Rory McIlroy will open up about his surprising Honda Classic withdrawal and confess that severe pain and frustration with his game got the better of him in Palm Beach Gardens.
According to a friend, who was speaking on condition on anonymity, the world number one will speak honestly about his implosion when he gives a media conference on Tuesday morning ahead of the WGC-Cadillac Championship at Doral in Miami.
McIlroy spent Friday night with his family at his Florida home and practiced at the Bear’s Club on Saturday with his coach Michael Bannon in a bid to get his game back in the rails.
The two-time major winner is also likely to have his wisdom teeth removed after the event at the TPC Blue Monster.
According to his friend, McIlroy fully accepts the criticism he received in the media following his surprising decision to walk in after the red mist descended when he was seven over par for his second round at PGA National’s Champions Course on Friday. He will also confirm that he was in severe pain.
He had been taking pain-killers for his dental problem and the PGA Tour will be receiving a letter from his dentist in Belfast within days justifying his decision to walk off after completing just eight holes of Friday’s second round when he was seven over par for the day.

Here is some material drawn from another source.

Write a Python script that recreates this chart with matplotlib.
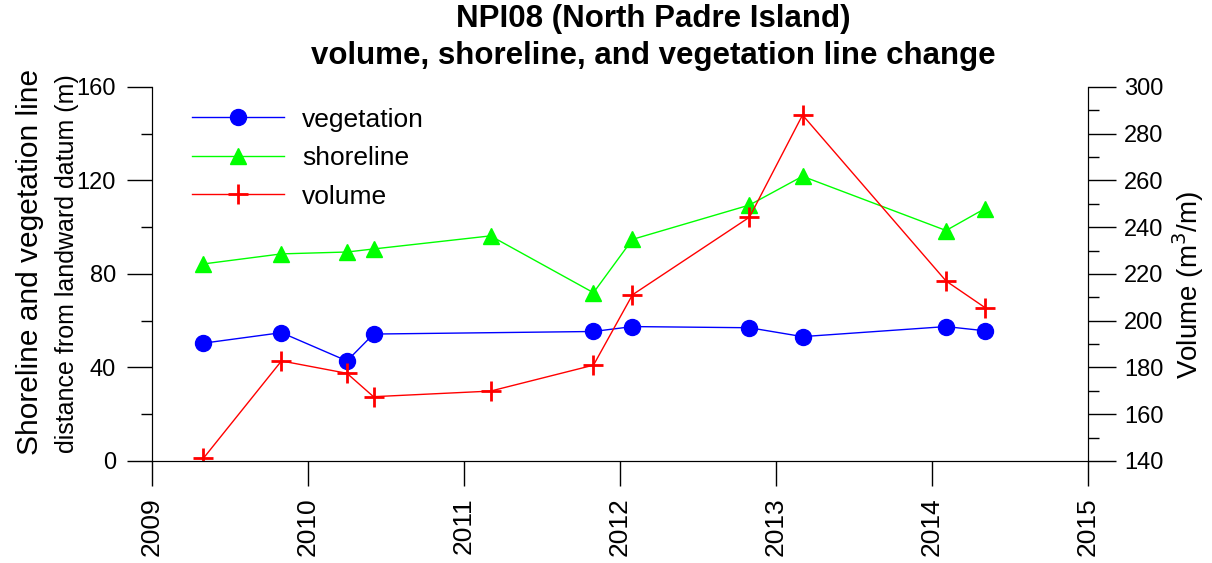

Graeme McDowell, meanwhile, showed McIlroy how to dig deep under pressure when he battled back from a nightmare start to shoot a three over 73 in a windswept third round in Palm Beach Gardens.
His chances of victory look to have gone after he slipped to joint 19th on two under par, six shots behind co-leaders Michael Thompson (70) and rookie Luke Guthrie (71).
Lee Westwood (70) and Geoff Ogilvy (70) tied for third on six under with Rickie Fowler (69) and Charles Howell III (71) tied for fifth, three shots behind Guthrie and Thompson on five under.
The Portrush man birdied the third but then dropped five shots in the next four holes to slip back to one under before playing his last 11 holes in two under par.
“I was on the text to Rory a bit last and he was fine,” said McDowell, who was pleased to fight back from a poor start.
Tied for 19th, McDowell added: “I’m pleased I didn’t blow myself out of it there. I dug deep. I made two snatchy swings on five and seven because I have a tendency to get a little quick when it is gusty.
“Over the last 11 holes I made some beautiful swings but the putter was cold - I three putted the sixth and the 11th which makes four three-putts this week.
“It was tricky and the bad start meant I was chasing but it was good to get myself in position to make a good cheque tomorrow and get back in the top 10.”
After a bogey at the fourth, he pulled his tee shot into the lake to double bogey the short fifth before dropping two more shots with a three-putt at the sixth and a pulled approach up against a fence at the par-three seventh.
Like McIlroy, he might have felt like walking in as he headed up the ninth but rammed in a 50-foot putt for birdie.
But while he then three putted the 11th for bogey and dropped another shot at the 13th to slip five over for the day, he played the dreaded Bear Trap in one under.
Following missed birdie chances from 15 feet at the 15th and 16th, he birdied the 156-yard 17th from the same range and then finished in style with a birdie at the par-five last where he hit a 141-yard approach to nine feet and holed the putt.
Feeling like a local now having moved to Palm Beach Gardens, Westwood was delighted with the improvements he has made in his short game.
“I normally get a bit of stick for not having a short game,” Westwood said. “I chipped in again today and I had a couple of good up-and-downs early on. It’s sharp. I’m rolling some nice putts in now and again, and I’m happy with where my game is at. I feel like I’m gradually improving and all of the short game work is paying off.”
World No 2 Tiger Woods will got into the final round eight shots off the lead following a third successive 70.
Playing early in the morning, Woods picked up three shots in his first eight holes but failed to get up and down from sand at the 10th and then double bogeyed the par-three 17th when failed to find his ball after it had plugged in the bank of the lake.
Assessing the state of his game, Woods said: “You know, it’s not that far off. I feel like I’m probably just not quite driving it as well. I’m driving it long. Just not quite driving it as well.
“My iron game is pretty good and my short game is way better than it was at Torrey. I feel very comfortable with my putting what I’m doing, so I need to obviously get it in play a little bit more and attack from there, because everything else is pretty good.”